IN the previous chapter I mentioned some common domestic woods properly supposed suitable for bow making. It is far from pleasant to be compelled to dispel a popular illusion of long standing, of the worth of such woods. I know from much experience how good people, especially boys, are disappointed to learn that such an idol among the woods as hickory is has really no value as a bow wood.

In addition to the yew of the West Coast and Osage orange, live oak and ironwood are the only other domestic bow woods that can be properly classed as such. The latter, though abundant, has the drawback of being very hard to work. Further, it has little in the way of cast to recommend it, as compared with the bow woods previously discussed. It will, however, make a fairly good bow, provided the shape is made rather flat and shallow. A wide bow of ironwood with little depth may with perfect safety be made much shorter than common.

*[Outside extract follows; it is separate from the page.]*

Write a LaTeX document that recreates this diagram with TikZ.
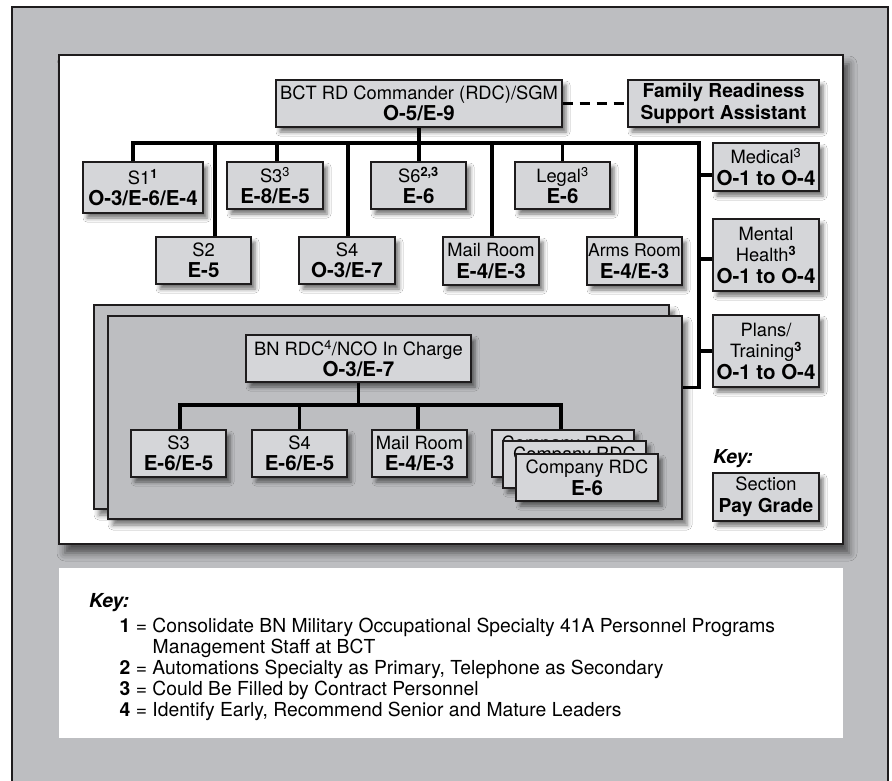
\documentclass[tikz,border=0pt]{standalone}
\usepackage{fontspec}
\setmainfont{TeX Gyre Heros}
\usetikzlibrary{shadows.blur}
\definecolor{bggray}{RGB}{189,190,193}
\definecolor{boxfill}{RGB}{213,214,217}
\definecolor{ink}{RGB}{30,28,29}
\newcommand\rgf{\fontsize{18.3}{21.5}\selectfont}
\newcommand\gr[1]{{\fontsize{20.5}{21.5}\selectfont\bfseries #1}}
\newcommand\bsup[1]{\textsuperscript{\bfseries #1}}
\begin{document}
\begin{tikzpicture}[x=1pt,y=-1pt,
  box/.style={draw=ink, line width=1.4pt, fill=boxfill, inner sep=0pt, align=center, font=\rgf,
     blur shadow={shadow xshift=4pt, shadow yshift=-5pt, shadow blur radius=4pt, shadow opacity=55}},
  panel/.style={draw=ink, line width=1.5pt, fill=bggray, inner sep=0pt,
     blur shadow={shadow xshift=5pt, shadow yshift=-6pt, shadow blur radius=5pt, shadow opacity=55}},
  conn/.style={draw=black, line width=3.2pt},
  legtxt/.style={anchor=base west, inner sep=0pt, font=\fontsize{19.3}{21}\selectfont},
  ]
\useasboundingbox (0,0) rectangle (892,780);
% background frame
\draw[ink, line width=1.2pt, fill=bggray] (12,7) rectangle (888,800);
\node[draw=ink, line width=1.5pt, fill=white, minimum width=784pt, minimum height=489pt, inner sep=0pt,
  blur shadow={shadow xshift=6pt, shadow yshift=-9pt, shadow blur radius=8pt, shadow opacity=60}] (main) at (451,299.5) {};
\node[fill=white, minimum width=784pt, minimum height=170pt, inner sep=0pt] (legend) at (451,653) {};
% battalion panels
\node[panel, minimum width=575pt, minimum height=204pt] (back) at (381.5,407) {};
\node[panel, minimum width=574pt, minimum height=203pt] (front) at (395,417.5) {};
% BCT level
\node[box, minimum width=286pt, minimum height=47pt] (cmd) at (419,103.5) {BCT RD Commander (RDC)/SGM\\\gr{O-5/E-9}};
\node[box, minimum width=191pt, minimum height=47pt, font=\fontsize{19.2}{21.5}\selectfont\bfseries] (frsa) at (723.5,103.5) {Family Readiness\\Support Assistant};
\node[box, minimum width=120pt, minimum height=51pt] (s1) at (143,187.5) {S1\bsup{1}\\\gr{O-3/E-6/E-4}};
\node[box, minimum width=96pt, minimum height=47pt] (s3) at (275,185.5) {S3\textsuperscript{3}\\\gr{E-8/E-5}};
\node[box, minimum width=95pt, minimum height=47pt] (s6) at (418.5,185.5) {S6\bsup{2,3}\\\gr{E-6}};
\node[box, minimum width=95pt, minimum height=47pt] (legal) at (562.5,185.5) {Legal\textsuperscript{3}\\\gr{E-6}};
\node[box, minimum width=95pt, minimum height=47pt] (s2) at (203.5,260.5) {S2\\\gr{E-5}};
\node[box, minimum width=96pt, minimum height=47pt] (s4) at (347,260.5) {S4\\\gr{O-3/E-7}};
\node[box, minimum width=96pt, minimum height=48pt] (mail) at (491,261) {Mail Room\\\gr{E-4/E-3}};
\node[box, minimum width=95pt, minimum height=48pt] (arms) at (634.5,261) {{\fontsize{17.6}{21.5}\selectfont Arms Room}\\\gr{E-4/E-3}};
\node[box, minimum width=106pt, minimum height=48pt] (medical) at (766,167) {Medical\textsuperscript{3}\\\gr{O-1 to O-4}};
\node[box, minimum width=106pt, minimum height=72pt] (mental) at (766,255) {Mental\\Health\bsup{3}\\\gr{O-1 to O-4}};
\node[box, minimum width=106pt, minimum height=72pt] (plans) at (766,351) {Plans/\\Training\bsup{3}\\\gr{O-1 to O-4}};
% key (small)
\node[anchor=base west, inner sep=0pt, font=\fontsize{19.2}{21}\selectfont\bfseries\itshape] (keylbl) at (713,463) {Key:};
\node[box, minimum width=106pt, minimum height=48pt] (keybox) at (766,497) {Section\\{\fontsize{19.2}{21.5}\selectfont\bfseries Pay Grade}};
% battalion level
\node[box, minimum width=225pt, minimum height=47pt] (bn) at (358.5,358.5) {BN RDC\textsuperscript{4}/NCO In Charge\\\gr{O-3/E-7}};
\node[box, minimum width=95pt, minimum height=47pt] (bs3) at (178.5,453.5) {S3\\\gr{E-6/E-5}};
\node[box, minimum width=95pt, minimum height=47pt] (bs4) at (299.5,453.5) {S4\\\gr{E-6/E-5}};
\node[box, minimum width=95pt, minimum height=47pt] (bmail) at (419.5,453.5) {Mail Room\\\gr{E-4/E-3}};
\node[box, minimum width=142pt, minimum height=47pt] (c1) at (563,453.5) {Company RDC\\\phantom{\gr{E-6}}};
\node[box, minimum width=143pt, minimum height=47pt] (c2) at (574.5,464.5) {Company RDC\\\phantom{\gr{E-6}}};
\node[box, minimum width=142pt, minimum height=47pt] (c3) at (587,477.5) {Company RDC\\\gr{E-6}};
% connectors BCT
\coordinate (bR) at (699,143);
\draw[conn] ([xshift=-10pt]s1.north) |- (bR) |- (front.east |- plans.south);
\draw[conn] (cmd.south) -- (cmd.south |- s6.north);
\draw[conn] ([xshift=11.5pt]s2.north) -- ([xshift=11.5pt]s2.north |- bR);
\draw[conn] ([xshift=2pt]s3.north) -- ([xshift=2pt]s3.north |- bR);
\draw[conn] ([xshift=1pt]s4.north) -- ([xshift=1pt]s4.north |- bR);
\draw[conn] ([xshift=1pt]mail.north) -- ([xshift=1pt]mail.north |- bR);
\draw[conn] (legal.north) -- (legal.north |- bR);
\draw[conn] ([xshift=1.5pt]arms.north) -- ([xshift=1.5pt]arms.north |- bR);
\coordinate (medc) at ([yshift=-8pt]medical.west);
\coordinate (mentc) at ([yshift=-4pt]mental.west);
\draw[conn] (medc) -- (medc -| bR);
\draw[conn] (mentc) -- (mentc -| bR);
\draw[conn] (plans.west) -- (plans.west -| bR);
\draw[conn, dash pattern=on 10pt off 7pt] (cmd.east) -- (frsa.west);
% connectors BN
\coordinate (bb) at (358,405);
\draw[conn] ([xshift=1.5pt]bs3.north) |- ([xshift=-2pt]c1.north |- bb) -- ([xshift=-2pt]c1.north);
\draw[conn] (bn.south) -- (bn.south |- bb);
\draw[conn] (bs4.north) -- (bs4.north |- bb);
\draw[conn] ([xshift=-1.5pt]bmail.north) -- ([xshift=-1.5pt]bmail.north |- bb);
% legend text
\node[legtxt, font=\fontsize{19.3}{21}\selectfont\bfseries\itshape] (lkey) at (89,607) {Key:};
\node[legtxt] (l1) at (119.5,632) {\textbf{1} = Consolidate BN Military Occupational Specialty 41A Personnel Programs};
\node[legtxt] (l1b) at (152.5,653) {Management Staff at BCT};
\node[legtxt] (l2) at (119.5,674) {\textbf{2} = Automations Specialty as Primary, Telephone as Secondary};
\node[legtxt] (l3) at (119.5,695) {\textbf{3} = Could Be Filled by Contract Personnel};
\node[legtxt] (l4) at (119.5,716) {\textbf{4} = Identify Early, Recommend Senior and Mature Leaders};
\end{tikzpicture}
\end{document}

These, by the way, are the best woods for the Boy Scout to use in his bow making. But he must make sure his stave is not cut from a log that has been floated down some stream to the mill, for that will have washed the sap out of it. This also applies to other common woods purveyed by the lumber yards.

Ash is much praised by some manufacturers of archery goods. It will shoot—in a soft and unsatisfactory manner—as long as it remains green as will various oaks, elms and others. But just as soon as any of these, including ash, is dried out, in nearly every case it will break. They are not bow woods.

Hickory might well be claimed to be the best of the common woods for simple bow making. It is easily the toughest, and even when dried out it will stand a lot of hard use. But unfortunately, cast is not in the wood; hickory is not a spring wood. And again I repeat that cast is the first essential for a good bow.

Many of the modern writers have named long lists of bow woods from which the boy archer may take his choice. Besides those just mentioned, these include cedar, beech, hickory, locust and others. The only reason I can ascribe for such long lists is that probably these writers expect that the Boy Scouts among their readers may be either impelled or called upon to go out in the woods and chop down their own trees from which to make their bows. Thus perhaps they consider a number of different trees to choose among may be handy for the Scouts. I need hardly point out that the idea of cutting down trees is already entirely too prevalent for the good of the country's forests. Trees of suitable size for yielding bow staves should not be cut for that purpose alone; except yew or Osage orange, and they only by competent woodsmen, able to select the right ones. As for boys cutting these latter two, they still would have to wait four years for the wood to dry properly, when they would be boys no longer.